Sunday, 11 September 2016

SHMUEL ZHUKOVSKI

SHMUEL ZHUKOVSKI (1901-October 9, 1931)

            He was a literary critic and current events author, born in Demidovka, a suburb of Kiev, Ukraine. His father was the owner of a print shop. He studied in a “cheder metukan” (improved religious elementary school), and secular subjects privately. During WWI he lived Berdichev, and he collected materials on Jewish folklore for Sh. An-sky’s ethnographic expedition which was ongoing in Ukraine at the time. In 1917 he joined the Labor Zionist party and later joined the Red Army during the Civil War. Following demobilization, he returned to Berdichev. He worked there in a Jewish school. He was an erudite man, especially in Yiddish and Russian literature, and in his youthful room there would gather creative young folks to read one another’s initial literary efforts and discuss questions of literature and art. He debuted in print in 1922 in the newspaper Komfon [= Komunistishe fon] (Communist banner) in Kiev, with a critical treatment of Yiddish proletarian literature. At his initiative, the local newspaper Berditshever arbeter (Berdichev worker) introduced a literary page for beginning writers; Syame (as everyone called him) was its editor. He would later contribute to Emes (Truth) in Moscow, Prolit (Proletarian literature) and Shtern (Star) in Kharkov, and other serials. He published criticism of newly published books in the Soviet Union and articles on Soviet Yiddish literary issues. In the mid-1920s he was a state scholar at Kiev’s Institute of Jewish Culture at the Ukrainian Academy of Sciences. In the late 1920s he moved to Moscow and worked at the state academy of the arts where he lectured on Yiddish literature and continued publishing in the Yiddish and general press. His premature death in Moscow cut short in the bloom of life his intensive literary critical and literary research activities. After his death, his literary colleagues put together a portion of his literary critical work and published in Kharkov an anthology entitled Pruvn (see below).

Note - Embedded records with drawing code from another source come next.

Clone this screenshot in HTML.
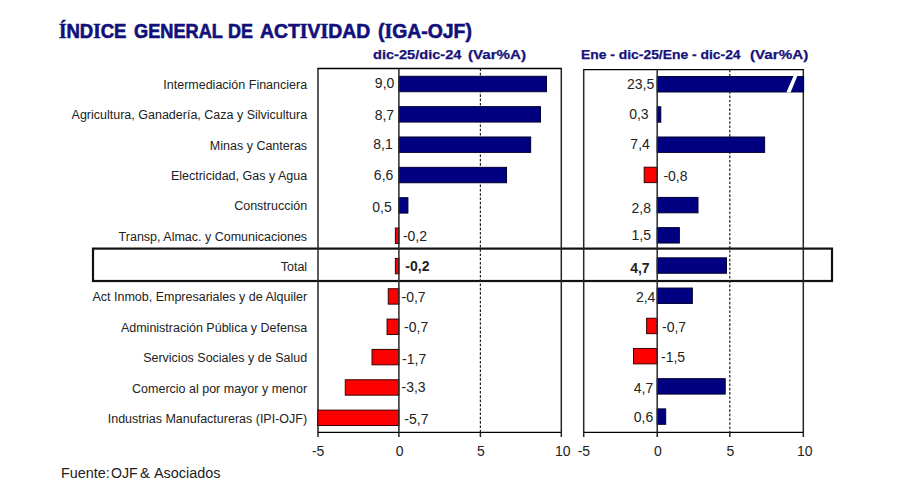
<!DOCTYPE html>
<html><head><meta charset="utf-8"><style>
html,body{margin:0;padding:0;background:#fff;}
body{width:900px;height:498px;position:relative;overflow:hidden;font-family:"Liberation Sans",sans-serif;}
div{position:absolute;white-space:pre;}
.title{font-size:19.5px;font-weight:bold;color:#12107a;line-height:24px;transform-origin:0 0;-webkit-text-stroke:0.6px #12107a;}
.title i{font-style:normal;font-family:"Liberation Serif",serif;font-size:20px;}
.sub{font-size:13px;font-weight:bold;color:#16127a;line-height:16px;transform-origin:0 0;-webkit-text-stroke:0.25px #16127a;}
.c{font-size:12.5px;color:#222;line-height:16px;text-align:right;}
.v{font-size:14px;color:#222;line-height:17px;}
.t{font-size:14px;color:#222;line-height:17px;width:60px;text-align:center;}
.src{font-size:14px;color:#222;line-height:17px;transform-origin:0 0;}
svg{position:absolute;left:0;top:0;}
</style></head><body>
<svg width="900" height="498" viewBox="0 0 900 498">
<rect x="93" y="248.6" width="739" height="32.4" fill="none" stroke="#111" stroke-width="2.2"/>
<path d="M317.3,68.5H562.0M317.3,432.4H562.0" fill="none" stroke="#000" stroke-width="1.3"/>
<path d="M318.0,68.5V432.4M561.3,68.5V432.4" fill="none" stroke="#262626" stroke-width="1.5"/>
<line x1="480.40" y1="68.5" x2="480.40" y2="432.4" stroke="#222" stroke-width="1.2" stroke-dasharray="2.6,1.7"/>
<rect x="398.90" y="76.30" width="147.58" height="15.4" fill="#000080" stroke="#000030" stroke-width="1"/>
<rect x="398.90" y="106.65" width="141.61" height="15.4" fill="#000080" stroke="#000030" stroke-width="1"/>
<rect x="398.90" y="136.99" width="131.78" height="15.4" fill="#000080" stroke="#000030" stroke-width="1"/>
<rect x="398.90" y="167.34" width="107.65" height="15.4" fill="#000080" stroke="#000030" stroke-width="1"/>
<rect x="398.90" y="197.69" width="9.01" height="15.4" fill="#000080" stroke="#000030" stroke-width="1"/>
<rect x="395.36" y="228.04" width="3.54" height="15.4" fill="#ff0000" stroke="#3a0000" stroke-width="1"/>
<rect x="395.36" y="258.38" width="3.54" height="15.4" fill="#ff0000" stroke="#3a0000" stroke-width="1"/>
<rect x="388.25" y="288.73" width="10.65" height="15.4" fill="#ff0000" stroke="#3a0000" stroke-width="1"/>
<rect x="387.05" y="319.08" width="11.85" height="15.4" fill="#ff0000" stroke="#3a0000" stroke-width="1"/>
<rect x="372.03" y="349.42" width="26.87" height="15.4" fill="#ff0000" stroke="#3a0000" stroke-width="1"/>
<rect x="345.27" y="379.77" width="53.63" height="15.4" fill="#ff0000" stroke="#3a0000" stroke-width="1"/>
<rect x="317.80" y="410.12" width="81.10" height="15.4" fill="#ff0000" stroke="#3a0000" stroke-width="1"/>
<line x1="398.90" y1="68.5" x2="398.90" y2="432.4" stroke="#2a2a2a" stroke-width="1.5"/>
<line x1="318.00" y1="432.4" x2="318.00" y2="437.0" stroke="#262626" stroke-width="1.5"/>
<line x1="398.90" y1="432.4" x2="398.90" y2="437.0" stroke="#262626" stroke-width="1.5"/>
<line x1="480.40" y1="432.4" x2="480.40" y2="437.0" stroke="#262626" stroke-width="1.5"/>
<line x1="561.30" y1="432.4" x2="561.30" y2="437.0" stroke="#262626" stroke-width="1.5"/>
<path d="M583.0,69.6H804.0M583.0,432.4H804.0" fill="none" stroke="#000" stroke-width="1.3"/>
<path d="M583.7,69.6V432.4M803.3,69.6V432.4" fill="none" stroke="#262626" stroke-width="1.5"/>
<line x1="729.80" y1="69.6" x2="729.80" y2="432.4" stroke="#222" stroke-width="1.2" stroke-dasharray="2.6,1.7"/>
<rect x="657.20" y="76.58" width="146.40" height="15.4" fill="#000080" stroke="#000030" stroke-width="1"/>
<rect x="657.20" y="106.79" width="3.59" height="15.4" fill="#000080" stroke="#000030" stroke-width="1"/>
<rect x="657.20" y="137.00" width="107.44" height="15.4" fill="#000080" stroke="#000030" stroke-width="1"/>
<rect x="644.19" y="167.21" width="13.01" height="15.4" fill="#ff0000" stroke="#3a0000" stroke-width="1"/>
<rect x="657.20" y="197.42" width="40.79" height="15.4" fill="#000080" stroke="#000030" stroke-width="1"/>
<rect x="657.20" y="227.63" width="22.16" height="15.4" fill="#000080" stroke="#000030" stroke-width="1"/>
<rect x="657.20" y="257.84" width="69.31" height="15.4" fill="#000080" stroke="#000030" stroke-width="1"/>
<rect x="657.20" y="288.05" width="35.14" height="15.4" fill="#000080" stroke="#000030" stroke-width="1"/>
<rect x="646.65" y="318.26" width="10.55" height="15.4" fill="#ff0000" stroke="#3a0000" stroke-width="1"/>
<rect x="633.54" y="348.47" width="23.66" height="15.4" fill="#ff0000" stroke="#3a0000" stroke-width="1"/>
<rect x="657.20" y="378.68" width="68.01" height="15.4" fill="#000080" stroke="#000030" stroke-width="1"/>
<rect x="657.20" y="408.89" width="8.48" height="15.4" fill="#000080" stroke="#000030" stroke-width="1"/>
<line x1="657.20" y1="69.6" x2="657.20" y2="432.4" stroke="#2a2a2a" stroke-width="1.5"/>
<line x1="583.70" y1="432.4" x2="583.70" y2="437.0" stroke="#262626" stroke-width="1.5"/>
<line x1="657.20" y1="432.4" x2="657.20" y2="437.0" stroke="#262626" stroke-width="1.5"/>
<line x1="729.80" y1="432.4" x2="729.80" y2="437.0" stroke="#262626" stroke-width="1.5"/>
<line x1="803.30" y1="432.4" x2="803.30" y2="437.0" stroke="#262626" stroke-width="1.5"/>
<polygon points="793.5,75.98 797.3,75.98 790.6,92.58 786.3,92.58" fill="#fff"/>
</svg>
<div id="t1" class="title" style="left:58.98px;top:18.5px;transform:scaleX(0.9526)"><i>Í</i>ND<i>I</i>CE</div>
<div id="t2" class="title" style="left:134.06px;top:18.5px;transform:scaleX(0.9323)">GENERAL</div>
<div id="t3" class="title" style="left:228.48px;top:18.5px;transform:scaleX(0.9216)">DE</div>
<div id="t4" class="title" style="left:260.17px;top:18.5px;transform:scaleX(0.9944)">ACT<i>I</i>V<i>I</i>DAD</div>
<div id="t5" class="title" style="left:377.72px;top:18.5px;transform:scaleX(0.9943)">(<i>I</i>GA-OJF)</div>
<div id="s1" class="sub" style="left:372.79px;top:47.0px;transform:scaleX(1.1229)">dic-25/dic-24</div>
<div id="s2" class="sub" style="left:468.09px;top:47.0px;transform:scaleX(1.1637)">(Var%A)</div>
<div id="s3" class="sub" style="left:580.85px;top:47.0px;transform:scaleX(1.0671)">Ene - dic-25/Ene - dic-24</div>
<div id="s4" class="sub" style="left:750.05px;top:47.0px;transform:scaleX(1.1679)">(Var%A)</div>
<div id="f1" class="src" style="left:60.98px;top:465.0px;transform:scaleX(1.0270)">Fuente:</div>
<div id="f2" class="src" style="left:110.98px;top:465.0px;transform:scaleX(1.0092)">OJF</div>
<div id="f3" class="src" style="left:140.05px;top:465.0px;transform:scaleX(1.0588)">&amp;</div>
<div id="f4" class="src" style="left:154.00px;top:465.0px;transform:scaleX(1.0283)">Asociados</div>
<div class="v" style="right:505.7px;top:75.2px;font-weight:normal">9,0</div>
<div class="v" style="right:505.9px;top:106.6px;font-weight:normal">8,7</div>
<div class="v" style="right:507.3px;top:136.3px;font-weight:normal">8,1</div>
<div class="v" style="right:506.7px;top:166.9px;font-weight:normal">6,6</div>
<div class="v" style="right:508.3px;top:198.6px;font-weight:normal">0,5</div>
<div class="v" style="left:402.9px;top:228.2px;font-weight:normal">-0,2</div>
<div class="v" style="left:405.3px;top:257.9px;font-weight:bold">-0,2</div>
<div class="v" style="left:401.5px;top:288.5px;font-weight:normal">-0,7</div>
<div class="v" style="left:404.1px;top:319.4px;font-weight:normal">-0,7</div>
<div class="v" style="left:402.1px;top:350.9px;font-weight:normal">-1,7</div>
<div class="v" style="left:401.5px;top:379.2px;font-weight:normal">-3,3</div>
<div class="v" style="left:404.3px;top:410.5px;font-weight:normal">-5,7</div>
<div class="t" style="left:288.2px;top:443.0px">-5</div>
<div class="t" style="left:369.6px;top:443.0px">0</div>
<div class="t" style="left:451.0px;top:443.0px">5</div>
<div class="t" style="left:532.8px;top:443.0px">10</div>
<div class="v" style="right:245.8px;top:76.2px;font-weight:normal">23,5</div>
<div class="v" style="right:251.4px;top:105.8px;font-weight:normal">0,3</div>
<div class="v" style="right:250.2px;top:136.3px;font-weight:normal">7,4</div>
<div class="v" style="left:663.4px;top:168.3px;font-weight:normal">-0,8</div>
<div class="v" style="right:249.0px;top:199.8px;font-weight:normal">2,8</div>
<div class="v" style="right:249.0px;top:227.2px;font-weight:normal">1,5</div>
<div class="v" style="right:250.4px;top:259.9px;font-weight:bold">4,7</div>
<div class="v" style="right:244.6px;top:289.3px;font-weight:normal">2,4</div>
<div class="v" style="left:662.0px;top:318.5px;font-weight:normal">-0,7</div>
<div class="v" style="left:661.0px;top:349.0px;font-weight:normal">-1,5</div>
<div class="v" style="right:246.8px;top:379.8px;font-weight:normal">4,7</div>
<div class="v" style="right:246.8px;top:409.2px;font-weight:normal">0,6</div>
<div class="t" style="left:553.9px;top:443.0px">-5</div>
<div class="t" style="left:627.9px;top:443.0px">0</div>
<div class="t" style="left:700.4px;top:443.0px">5</div>
<div class="t" style="left:774.8px;top:443.0px">10</div>
<div class="c" style="right:592.9px;top:77.0px">Intermediación Financiera</div>
<div class="c" style="right:592.9px;top:107.3px">Agricultura, Ganadería, Caza y Silvicultura</div>
<div class="c" style="right:592.9px;top:137.7px">Minas y Canteras</div>
<div class="c" style="right:592.9px;top:168.0px">Electricidad, Gas y Agua</div>
<div class="c" style="right:592.9px;top:198.4px">Construcción</div>
<div class="c" style="right:592.9px;top:228.7px">Transp, Almac. y Comunicaciones</div>
<div class="c" style="right:592.9px;top:259.1px">Total</div>
<div class="c" style="right:592.9px;top:289.4px">Act Inmob, Empresariales y de Alquiler</div>
<div class="c" style="right:592.9px;top:319.8px">Administración Pública y Defensa</div>
<div class="c" style="right:592.9px;top:350.1px">Servicios Sociales y de Salud</div>
<div class="c" style="right:592.9px;top:380.5px">Comercio al por mayor y menor</div>
<div class="c" style="right:592.9px;top:410.8px">Industrias Manufactureras (IPI-OJF)</div>
</body></html>
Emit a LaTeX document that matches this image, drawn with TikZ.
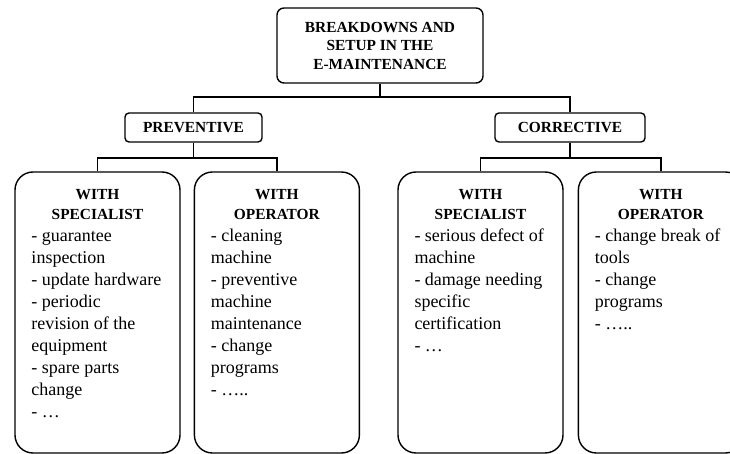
\documentclass[tikz,border=0pt]{standalone}
\usepackage{fontspec}
\setmainfont{Liberation Serif}
\usetikzlibrary{positioning}

\newcommand{\headfont}{\fontsize{7.7pt}{10pt}\selectfont\bfseries}
\newcommand{\itemfont}{\fontsize{9pt}{11pt}\selectfont\mdseries}
\newcommand{\cellbody}[2]{\parbox[t][127pt][t]{66pt}{\centering\headfont\strut#1\par\raggedright\itemfont#2}}

\begin{document}
\begin{tikzpicture}[
  x=0.5pt, y=-0.5pt,
  link/.style={line width=0.7pt},
  titlebox/.style={draw, line width=0.7pt, rounded corners=3.5pt,
                   minimum width=103pt, minimum height=37.5pt, align=center,
                   font=\fontsize{7.7pt}{9.25pt}\selectfont\bfseries},
  kindbox/.style={draw, line width=0.7pt, rounded corners=2pt,
                  minimum height=14.5pt,
                  font=\fontsize{7.7pt}{9.25pt}\selectfont\bfseries},
  cell/.style={draw, line width=0.7pt, rounded corners=9pt,
               minimum width=82.5pt, minimum height=140.5pt,
               inner xsep=8.25pt, inner ysep=6.75pt},
]
\useasboundingbox (0,0) rectangle (730,454);
\clip (0,0) rectangle (730,454);

\node[titlebox] (title) at (380,45.5) {BREAKDOWNS AND\\SETUP IN THE\\E-MAINTENANCE};
\node[kindbox, minimum width=68.5pt] (prev) at (193.5,127.5) {PREVENTIVE};
\node[kindbox, minimum width=75pt] (corr) at (570,127.5) {CORRECTIVE};

\node[cell] (spec1) at (97.5,312.5) {\cellbody{WITH\\SPECIALIST}
  {- guarantee\\inspection\\- update hardware\\- periodic\\revision of the\\equipment\\- spare parts\\change\\- …}};
\node[cell, right=6.5pt of spec1] (oper1) {\cellbody{WITH\\OPERATOR}
  {- cleaning\\machine\\- preventive\\machine\\maintenance\\- change\\programs\\- …..}};
\node[cell] (spec2) at (480.5,312.5) {\cellbody{WITH\\SPECIALIST}
  {- serious defect of\\machine\\- damage needing\\specific\\certification\\- …}};
\node[cell, right=7pt of spec2] (oper2) {\cellbody{WITH\\OPERATOR}
  {- change break of\\tools\\- change\\programs\\- …..}};

\coordinate (topbus) at (380,97);
\coordinate (prevbus) at (193.5,158);
\coordinate (corrbus) at (570,158);

\draw[link] (title.south) -- (topbus);
\draw[link] (prev.north) |- (topbus) -| (corr.north);
\draw[link] (prev.south) -- (prevbus);
\draw[link] (spec1.north) |- (prevbus) -| (oper1.north);
\draw[link] (corr.south) -- (corrbus);
\draw[link] (spec2.north) |- (corrbus) -| (oper2.north);
\end{tikzpicture}
\end{document}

During his lifetime, he published in book form: Dos yor 1905 in berditshev (The year 1905 in Berdichev) (Kiev, 1925), 208 pp. After his death, Mikhl Levitan edited a collection of his most important articles: Pruvn, a zamlung konkrete kritik (Endeavors, a collection of concrete criticism) (Kharkov: Ukrainian State Publishers for National Minorities, 1934), 229 pp.

Sources: Kon (Tsipyanski), in Morgn-frayhayt (New York) (November 2, 1931); Y. Bronshteyn, in Tsaytshrift (Minsk) 5 (1931); A. Vevyorke, Revizye (Revision) (Kharkov, 1931), pp. 119-68; A. Kahan, in Prolit (Kiev) (September-October 1931); obituary, in Literarishe bleter (Warsaw) (October 23, 1931); Folks-shtime (Warsaw) (October 22, 1957).

Borekh Tshubinski

[Additional information from: Chaim Beider, Leksikon fun yidishe shrayber in ratn-farband (Biographical dictionary of Yiddish writers in the Soviet Union), ed. Boris Sandler and Gennady Estraikh (New York: Congress for Jewish Culture, Inc., 2011), pp. 154-55.]